* [The task]: Check each line of the listing for the word "this" and give only the number of lines that have it.
# Start of Extracted information
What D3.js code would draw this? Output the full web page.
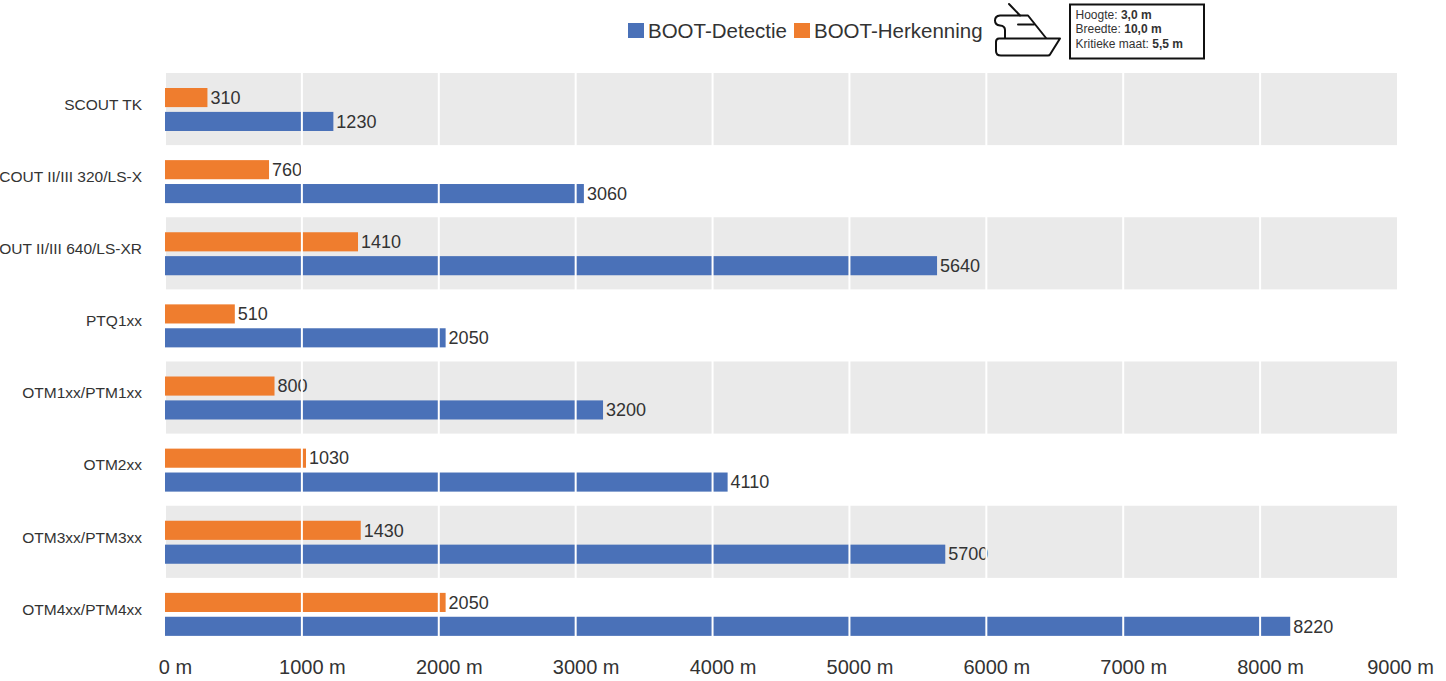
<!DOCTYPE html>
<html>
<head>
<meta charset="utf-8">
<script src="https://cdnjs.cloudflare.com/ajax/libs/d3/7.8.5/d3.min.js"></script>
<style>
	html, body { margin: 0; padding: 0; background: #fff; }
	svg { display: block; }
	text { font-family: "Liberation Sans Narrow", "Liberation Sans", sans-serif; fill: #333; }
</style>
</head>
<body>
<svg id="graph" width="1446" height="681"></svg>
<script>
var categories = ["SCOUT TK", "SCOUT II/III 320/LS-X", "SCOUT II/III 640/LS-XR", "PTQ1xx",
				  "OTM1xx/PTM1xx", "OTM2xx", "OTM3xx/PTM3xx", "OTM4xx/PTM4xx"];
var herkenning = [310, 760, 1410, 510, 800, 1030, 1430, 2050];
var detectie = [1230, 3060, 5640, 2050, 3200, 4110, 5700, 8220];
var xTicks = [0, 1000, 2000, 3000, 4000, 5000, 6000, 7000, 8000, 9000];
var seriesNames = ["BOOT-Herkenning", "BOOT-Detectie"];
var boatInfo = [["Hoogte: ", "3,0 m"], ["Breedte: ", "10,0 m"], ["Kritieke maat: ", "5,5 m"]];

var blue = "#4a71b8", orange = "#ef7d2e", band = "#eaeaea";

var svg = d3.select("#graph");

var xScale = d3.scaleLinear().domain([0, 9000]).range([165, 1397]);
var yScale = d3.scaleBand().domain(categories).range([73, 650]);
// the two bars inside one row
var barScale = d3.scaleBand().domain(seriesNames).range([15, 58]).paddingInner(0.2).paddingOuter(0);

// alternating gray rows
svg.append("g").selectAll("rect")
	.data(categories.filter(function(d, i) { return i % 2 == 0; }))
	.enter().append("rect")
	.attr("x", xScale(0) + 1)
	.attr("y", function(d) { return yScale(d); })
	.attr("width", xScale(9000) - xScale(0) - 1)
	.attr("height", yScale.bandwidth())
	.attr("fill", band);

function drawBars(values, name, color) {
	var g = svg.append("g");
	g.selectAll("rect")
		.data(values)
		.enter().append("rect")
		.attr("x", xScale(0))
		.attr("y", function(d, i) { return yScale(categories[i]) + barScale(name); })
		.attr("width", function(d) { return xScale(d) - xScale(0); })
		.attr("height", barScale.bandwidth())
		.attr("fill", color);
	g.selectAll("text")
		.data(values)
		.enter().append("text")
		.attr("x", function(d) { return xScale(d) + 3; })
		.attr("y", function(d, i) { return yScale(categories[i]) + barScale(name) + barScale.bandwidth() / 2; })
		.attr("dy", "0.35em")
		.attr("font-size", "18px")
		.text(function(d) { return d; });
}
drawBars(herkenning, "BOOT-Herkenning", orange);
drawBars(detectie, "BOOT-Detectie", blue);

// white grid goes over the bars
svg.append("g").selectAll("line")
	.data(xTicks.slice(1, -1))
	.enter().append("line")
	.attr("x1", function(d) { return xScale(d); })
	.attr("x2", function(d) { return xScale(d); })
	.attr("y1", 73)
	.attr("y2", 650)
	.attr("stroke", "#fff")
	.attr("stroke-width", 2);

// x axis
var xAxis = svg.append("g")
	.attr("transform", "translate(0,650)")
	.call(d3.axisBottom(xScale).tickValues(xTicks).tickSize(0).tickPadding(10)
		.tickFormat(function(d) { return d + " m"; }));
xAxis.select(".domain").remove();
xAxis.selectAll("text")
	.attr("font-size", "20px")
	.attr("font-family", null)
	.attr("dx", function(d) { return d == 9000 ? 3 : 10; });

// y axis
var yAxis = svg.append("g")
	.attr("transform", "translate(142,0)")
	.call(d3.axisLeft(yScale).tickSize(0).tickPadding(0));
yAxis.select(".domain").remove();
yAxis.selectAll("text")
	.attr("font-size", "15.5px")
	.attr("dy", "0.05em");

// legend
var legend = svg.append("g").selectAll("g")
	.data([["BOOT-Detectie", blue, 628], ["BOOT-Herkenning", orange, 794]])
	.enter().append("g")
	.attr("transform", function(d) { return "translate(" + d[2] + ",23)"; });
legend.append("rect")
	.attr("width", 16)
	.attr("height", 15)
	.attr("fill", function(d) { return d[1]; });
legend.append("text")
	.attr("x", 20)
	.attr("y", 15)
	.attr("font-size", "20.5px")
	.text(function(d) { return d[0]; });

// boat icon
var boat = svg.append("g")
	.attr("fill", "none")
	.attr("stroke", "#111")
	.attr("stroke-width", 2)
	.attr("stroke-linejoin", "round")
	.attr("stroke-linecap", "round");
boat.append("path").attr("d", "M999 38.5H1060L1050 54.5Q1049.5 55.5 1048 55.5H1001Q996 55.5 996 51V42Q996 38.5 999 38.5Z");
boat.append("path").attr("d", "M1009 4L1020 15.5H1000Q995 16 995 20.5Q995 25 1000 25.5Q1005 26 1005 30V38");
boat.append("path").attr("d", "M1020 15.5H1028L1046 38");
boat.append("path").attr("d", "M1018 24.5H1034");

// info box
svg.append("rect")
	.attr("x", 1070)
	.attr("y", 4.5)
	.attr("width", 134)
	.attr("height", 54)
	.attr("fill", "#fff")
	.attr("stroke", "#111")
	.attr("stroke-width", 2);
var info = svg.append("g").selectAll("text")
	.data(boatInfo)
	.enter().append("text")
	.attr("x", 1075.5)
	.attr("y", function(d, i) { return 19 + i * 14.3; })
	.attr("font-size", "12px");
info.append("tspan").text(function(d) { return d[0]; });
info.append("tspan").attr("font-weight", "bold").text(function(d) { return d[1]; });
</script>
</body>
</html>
# End of Extracted information
# Start of Extracted information
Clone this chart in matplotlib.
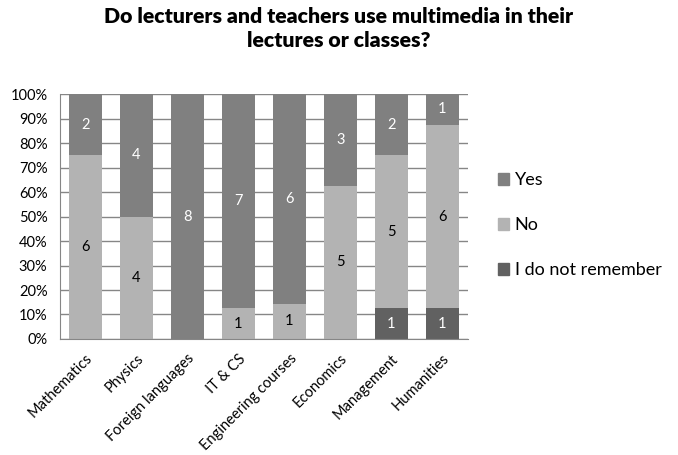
# End of Extracted information
* [The result]: 2